Technology projects of this magnitude succeed or fail largely on the human dimension, making change management a critical complement to the technical work. The NT’s payroll automation program will therefore need a robust plan that addresses stakeholder engagement, training, and cultural adaptation from the outset. Early involvement of payroll officers, HR business partners, union representatives, and frontline managers helps surface practical concerns—such as how new self‑service features will affect existing workflows or what level of support will be required during the transition. Clear communication about the project’s goals, timelines, and expected benefits can alleviate apprehension and build a sense of ownership among users. Tailored training regimens, ranging from hands‑on workshops for power users to quick‑reference guides for occasional users, ensure that individuals feel competent navigating the new interfaces. Additionally, establishing a network of ‘champions’ within each agency can facilitate peer‑to‑peer support and feedback loops that catch usability issues before they become widespread. Post‑implementation, a structured hypercare period—where vendor support and internal experts are readily available to resolve incidents—helps stabilize operations and reinforce confidence. By treating change management as an ongoing process rather than a one‑off event, the NT increases the likelihood that the automation upgrades will be embraced, utilized to their full potential, and ultimately deliver the promised efficiency gains.
The Northern Territory’s payroll automation endeavor is not occurring in isolation; similar initiatives are unfolding across Australia and internationally as public sector entities grapple with aging infrastructure and rising service expectations. Several state governments have recently announced investments in HR system modernization, often coupling core mainframe retention with cloud‑based talent management or analytics suites. Federal agencies, too, are exploring robotic process automation to handle high‑volume, rule‑based tasks such as data entry and report generation within legacy environments. Internationally, jurisdictions like the United Kingdom’s National Health Service and Canada’s federal payroll office have pursued hybrid architectures that wrap legacy cores with micro‑services to improve agility without sacrificing stability. These parallel efforts reveal common themes: the value of preserving a trusted system of record, the importance of modular, API‑first design, and the need for strong governance around data quality and change control. Lessons from earlier projects highlight pitfalls to avoid—such as underestimating the effort required for data migration, overlooking the need for specialized mainframe expertise during the transition, and failing to secure executive sponsorship that sustains momentum through inevitable setbacks. By studying these case studies, the NT can calibrate its own approach, adopt proven best practices, and potentially contribute its own insights to the growing body of knowledge on pragmatic public sector digital transformation.

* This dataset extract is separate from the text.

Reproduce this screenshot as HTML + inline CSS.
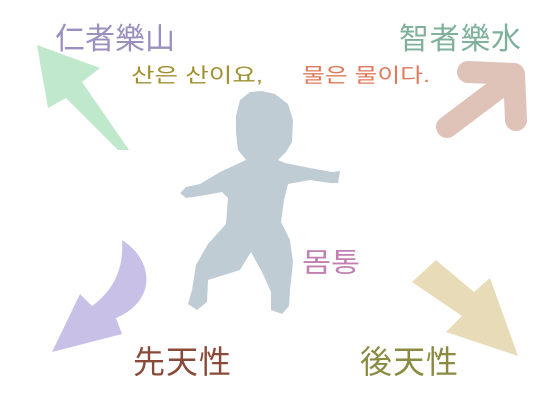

Choosing the right technology partners and architectural frameworks will be decisive for the longevity and adaptability of the NT’s payroll automation overlay. Given the intention to build a ‘contemporary ecosystem’ around the mainframe, the department should prioritize solutions that expose standard, well‑documented APIs—preferably RESTful or GraphQL—enabling loose coupling and easier future replacement of individual components. Containerization technologies such as Docker and Kubernetes can aid in deploying microservices consistently across development, testing, and production environments, while also facilitating scalability during peak payroll runs. Low‑code or no‑code business‑rule platforms may accelerate the configuration of complex calculations and approval workflows, allowing subject‑matter experts to participate directly in logic design without deep programming knowledge. However, reliance on proprietary low‑code tools must be balanced against the risk of future vendor lock‑in; evaluating exit strategies, data portability, and support roadmaps is essential. Security considerations should include adherence to the Australian Government Information Security Manual (ISMS), regular penetration testing, and robust identity‑and‑access‑management integration with existing Active Directory or Azure AD ecosystems. Finally, the architecture should incorporate observability—centralized logging, metrics, and distributed tracing—to provide real‑time visibility into system performance and expedite incident resolution. By making these thoughtful choices, the NT can create a flexible foundation that accommodates future enhancements, such as AI‑driven predictive analytics or employee‑experience mobile apps, without necessitating a wholesale overhaul.
For other public sector agencies contemplating a similar payroll modernization path, the NT’s experience offers a concrete blueprint worth emulating. Begin with a candid assessment of the existing payroll landscape: map out manual touchpoints, pain points, and compliance triggers, and quantify the associated labor costs and risk exposure. This baseline will help justify investment and set measurable success criteria, such as a target reduction in processing time or a decrease in error rates. Next, adopt a hybrid architecture strategy that keeps the trusted system of record intact while layering complementary services via APIs; this minimizes disruption and leverages existing strengths. Engage stakeholders early—payroll staff, HR, unions, and IT—to co‑design workflows and ensure the solution addresses real‑world needs. Invest in change management from day one, including training, communication plans, and a network of internal champions to drive adoption. Select technology partners that emphasize open standards, modularity, and strong support for security and observability, and run a pilot phase focused on a single employee group or payroll component before scaling outward. Finally, establish a governance framework that defines roles for rule‑maintenance, testing, release management, and continuous improvement, ensuring the automation initiative remains aligned with evolving legislative and operational demands. By following these steps, agencies can achieve payroll systems that are not only accurate and timely but also agile enough to serve the workforce of tomorrow.